Figure scripts:
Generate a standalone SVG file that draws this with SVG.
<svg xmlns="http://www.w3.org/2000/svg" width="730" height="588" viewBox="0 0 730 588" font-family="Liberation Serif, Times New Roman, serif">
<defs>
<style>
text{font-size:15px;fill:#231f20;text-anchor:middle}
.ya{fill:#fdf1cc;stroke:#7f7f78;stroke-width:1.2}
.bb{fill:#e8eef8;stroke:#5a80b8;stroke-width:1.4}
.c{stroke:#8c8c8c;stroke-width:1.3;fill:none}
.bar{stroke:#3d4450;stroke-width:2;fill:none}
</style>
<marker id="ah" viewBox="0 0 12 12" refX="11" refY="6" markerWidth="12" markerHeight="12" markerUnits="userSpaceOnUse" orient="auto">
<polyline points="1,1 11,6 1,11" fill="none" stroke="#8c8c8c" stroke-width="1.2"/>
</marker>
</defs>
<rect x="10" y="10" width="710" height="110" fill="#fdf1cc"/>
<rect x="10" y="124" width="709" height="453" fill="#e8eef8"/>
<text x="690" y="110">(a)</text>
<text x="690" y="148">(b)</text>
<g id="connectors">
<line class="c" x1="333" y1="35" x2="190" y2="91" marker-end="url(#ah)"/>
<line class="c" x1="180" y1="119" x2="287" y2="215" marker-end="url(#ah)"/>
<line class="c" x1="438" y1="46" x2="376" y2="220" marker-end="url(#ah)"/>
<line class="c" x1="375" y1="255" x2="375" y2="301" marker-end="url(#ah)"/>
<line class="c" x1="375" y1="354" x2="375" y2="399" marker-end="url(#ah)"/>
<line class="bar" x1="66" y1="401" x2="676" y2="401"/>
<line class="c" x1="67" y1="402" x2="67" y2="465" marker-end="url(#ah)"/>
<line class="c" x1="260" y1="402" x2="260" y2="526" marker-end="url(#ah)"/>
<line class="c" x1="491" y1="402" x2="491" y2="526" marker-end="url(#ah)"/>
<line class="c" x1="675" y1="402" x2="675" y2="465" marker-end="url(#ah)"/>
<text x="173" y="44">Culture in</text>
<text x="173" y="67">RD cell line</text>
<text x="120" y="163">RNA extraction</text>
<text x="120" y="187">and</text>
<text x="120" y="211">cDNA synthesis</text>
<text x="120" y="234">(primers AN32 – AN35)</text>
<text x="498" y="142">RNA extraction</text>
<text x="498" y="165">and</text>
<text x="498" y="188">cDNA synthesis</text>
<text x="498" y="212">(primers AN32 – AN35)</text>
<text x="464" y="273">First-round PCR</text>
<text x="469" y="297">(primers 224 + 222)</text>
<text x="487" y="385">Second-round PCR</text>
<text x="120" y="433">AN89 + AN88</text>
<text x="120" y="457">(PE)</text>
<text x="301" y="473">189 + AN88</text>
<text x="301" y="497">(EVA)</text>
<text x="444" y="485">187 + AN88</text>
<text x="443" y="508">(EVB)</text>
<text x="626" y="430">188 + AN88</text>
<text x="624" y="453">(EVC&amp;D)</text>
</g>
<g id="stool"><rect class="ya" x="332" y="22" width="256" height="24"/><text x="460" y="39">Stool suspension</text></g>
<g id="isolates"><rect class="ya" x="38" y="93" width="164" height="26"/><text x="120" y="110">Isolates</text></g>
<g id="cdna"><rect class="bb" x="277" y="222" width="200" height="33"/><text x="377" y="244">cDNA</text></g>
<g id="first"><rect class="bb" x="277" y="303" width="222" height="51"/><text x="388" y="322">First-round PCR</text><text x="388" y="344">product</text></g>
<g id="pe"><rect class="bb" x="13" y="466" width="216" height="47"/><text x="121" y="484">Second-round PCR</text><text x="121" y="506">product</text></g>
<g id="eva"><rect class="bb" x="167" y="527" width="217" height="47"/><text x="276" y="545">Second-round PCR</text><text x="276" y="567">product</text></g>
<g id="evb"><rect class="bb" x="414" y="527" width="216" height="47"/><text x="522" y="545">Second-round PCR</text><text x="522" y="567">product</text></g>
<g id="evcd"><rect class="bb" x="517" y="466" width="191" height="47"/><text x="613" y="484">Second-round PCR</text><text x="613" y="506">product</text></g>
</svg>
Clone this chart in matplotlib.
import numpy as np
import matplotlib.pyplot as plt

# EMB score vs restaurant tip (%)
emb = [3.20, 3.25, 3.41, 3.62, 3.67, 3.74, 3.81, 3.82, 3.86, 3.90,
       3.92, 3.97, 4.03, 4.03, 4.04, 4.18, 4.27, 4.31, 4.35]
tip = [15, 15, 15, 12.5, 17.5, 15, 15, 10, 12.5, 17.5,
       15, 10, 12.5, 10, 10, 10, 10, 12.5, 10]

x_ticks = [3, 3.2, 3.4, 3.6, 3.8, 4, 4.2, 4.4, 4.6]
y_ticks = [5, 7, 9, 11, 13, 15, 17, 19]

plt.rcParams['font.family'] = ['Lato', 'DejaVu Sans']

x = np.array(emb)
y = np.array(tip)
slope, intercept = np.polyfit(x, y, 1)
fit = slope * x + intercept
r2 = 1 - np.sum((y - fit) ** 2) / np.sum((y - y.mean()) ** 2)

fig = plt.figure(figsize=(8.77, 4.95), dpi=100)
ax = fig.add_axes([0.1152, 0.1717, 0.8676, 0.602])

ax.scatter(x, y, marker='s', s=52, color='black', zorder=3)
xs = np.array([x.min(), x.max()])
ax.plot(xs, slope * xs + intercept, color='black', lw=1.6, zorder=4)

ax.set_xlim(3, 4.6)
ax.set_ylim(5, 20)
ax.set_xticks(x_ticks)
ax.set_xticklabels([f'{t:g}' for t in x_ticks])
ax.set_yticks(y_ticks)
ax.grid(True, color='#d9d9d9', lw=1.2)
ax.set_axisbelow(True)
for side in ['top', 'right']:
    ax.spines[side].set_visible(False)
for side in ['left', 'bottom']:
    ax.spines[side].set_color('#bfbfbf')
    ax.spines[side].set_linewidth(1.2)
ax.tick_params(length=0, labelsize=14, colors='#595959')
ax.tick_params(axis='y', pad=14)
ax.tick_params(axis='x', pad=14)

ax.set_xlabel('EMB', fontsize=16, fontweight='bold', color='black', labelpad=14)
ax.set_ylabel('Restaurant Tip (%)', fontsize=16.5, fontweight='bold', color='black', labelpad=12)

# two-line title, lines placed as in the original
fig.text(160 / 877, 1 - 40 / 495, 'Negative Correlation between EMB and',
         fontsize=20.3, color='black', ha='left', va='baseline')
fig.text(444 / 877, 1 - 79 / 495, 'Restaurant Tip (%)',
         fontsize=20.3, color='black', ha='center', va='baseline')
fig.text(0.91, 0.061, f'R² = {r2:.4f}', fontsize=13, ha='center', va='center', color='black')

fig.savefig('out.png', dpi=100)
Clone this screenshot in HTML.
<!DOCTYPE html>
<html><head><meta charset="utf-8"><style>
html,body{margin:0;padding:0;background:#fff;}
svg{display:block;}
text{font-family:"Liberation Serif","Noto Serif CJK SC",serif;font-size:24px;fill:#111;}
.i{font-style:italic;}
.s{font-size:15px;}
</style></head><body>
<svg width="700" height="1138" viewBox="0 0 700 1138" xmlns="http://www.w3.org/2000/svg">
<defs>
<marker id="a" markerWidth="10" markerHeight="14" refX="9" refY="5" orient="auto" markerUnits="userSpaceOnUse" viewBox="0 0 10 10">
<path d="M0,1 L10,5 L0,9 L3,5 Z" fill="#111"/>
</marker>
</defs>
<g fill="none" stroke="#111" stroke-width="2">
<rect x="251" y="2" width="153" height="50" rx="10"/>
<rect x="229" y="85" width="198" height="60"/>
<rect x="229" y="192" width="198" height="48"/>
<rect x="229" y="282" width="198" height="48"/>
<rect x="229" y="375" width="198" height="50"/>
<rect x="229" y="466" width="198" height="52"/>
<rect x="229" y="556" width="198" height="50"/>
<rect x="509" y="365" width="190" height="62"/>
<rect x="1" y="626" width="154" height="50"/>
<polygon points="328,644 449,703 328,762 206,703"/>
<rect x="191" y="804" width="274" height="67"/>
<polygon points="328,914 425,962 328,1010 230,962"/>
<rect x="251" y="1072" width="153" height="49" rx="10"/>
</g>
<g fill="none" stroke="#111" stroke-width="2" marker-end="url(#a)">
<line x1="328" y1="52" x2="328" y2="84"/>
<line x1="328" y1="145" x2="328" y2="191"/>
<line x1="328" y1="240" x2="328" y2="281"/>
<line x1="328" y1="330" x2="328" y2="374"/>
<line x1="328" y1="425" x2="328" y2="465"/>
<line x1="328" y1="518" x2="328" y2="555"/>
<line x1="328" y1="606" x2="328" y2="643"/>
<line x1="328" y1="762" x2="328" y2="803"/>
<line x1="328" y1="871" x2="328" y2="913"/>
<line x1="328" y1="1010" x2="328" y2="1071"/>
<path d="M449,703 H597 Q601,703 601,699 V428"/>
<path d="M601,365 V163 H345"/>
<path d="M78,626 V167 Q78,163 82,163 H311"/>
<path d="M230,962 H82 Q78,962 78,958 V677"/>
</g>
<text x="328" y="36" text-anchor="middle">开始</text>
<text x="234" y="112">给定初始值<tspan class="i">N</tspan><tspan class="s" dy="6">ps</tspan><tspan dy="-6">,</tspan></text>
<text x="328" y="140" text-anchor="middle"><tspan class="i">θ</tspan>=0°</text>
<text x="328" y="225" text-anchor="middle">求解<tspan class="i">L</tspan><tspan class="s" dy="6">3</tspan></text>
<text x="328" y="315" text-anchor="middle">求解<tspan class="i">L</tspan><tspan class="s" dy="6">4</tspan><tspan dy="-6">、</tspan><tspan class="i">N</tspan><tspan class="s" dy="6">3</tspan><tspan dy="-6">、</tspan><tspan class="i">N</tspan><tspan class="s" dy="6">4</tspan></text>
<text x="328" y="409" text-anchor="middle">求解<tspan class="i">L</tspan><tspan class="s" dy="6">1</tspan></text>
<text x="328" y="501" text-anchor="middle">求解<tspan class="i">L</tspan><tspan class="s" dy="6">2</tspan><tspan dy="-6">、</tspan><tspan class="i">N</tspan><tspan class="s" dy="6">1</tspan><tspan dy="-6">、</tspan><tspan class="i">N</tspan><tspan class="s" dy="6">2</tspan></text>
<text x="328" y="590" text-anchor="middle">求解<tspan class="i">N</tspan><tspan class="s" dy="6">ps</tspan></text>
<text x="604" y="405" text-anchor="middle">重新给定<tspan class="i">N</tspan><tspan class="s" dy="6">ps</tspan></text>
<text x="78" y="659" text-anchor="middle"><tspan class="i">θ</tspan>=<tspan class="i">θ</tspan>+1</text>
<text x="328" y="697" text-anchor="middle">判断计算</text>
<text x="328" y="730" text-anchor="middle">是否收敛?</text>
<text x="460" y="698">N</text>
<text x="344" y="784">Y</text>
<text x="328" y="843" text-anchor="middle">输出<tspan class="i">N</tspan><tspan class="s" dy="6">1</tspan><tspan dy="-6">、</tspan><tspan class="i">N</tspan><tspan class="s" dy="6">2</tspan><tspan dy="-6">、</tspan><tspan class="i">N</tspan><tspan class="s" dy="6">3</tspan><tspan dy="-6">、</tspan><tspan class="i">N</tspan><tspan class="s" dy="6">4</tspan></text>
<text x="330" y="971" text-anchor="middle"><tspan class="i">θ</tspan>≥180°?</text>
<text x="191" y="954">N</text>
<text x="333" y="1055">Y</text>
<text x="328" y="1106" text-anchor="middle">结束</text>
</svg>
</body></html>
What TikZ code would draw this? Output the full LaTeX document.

What is required:
Give the number of lines in the data that contain "this", with no other words.

Task answer:
4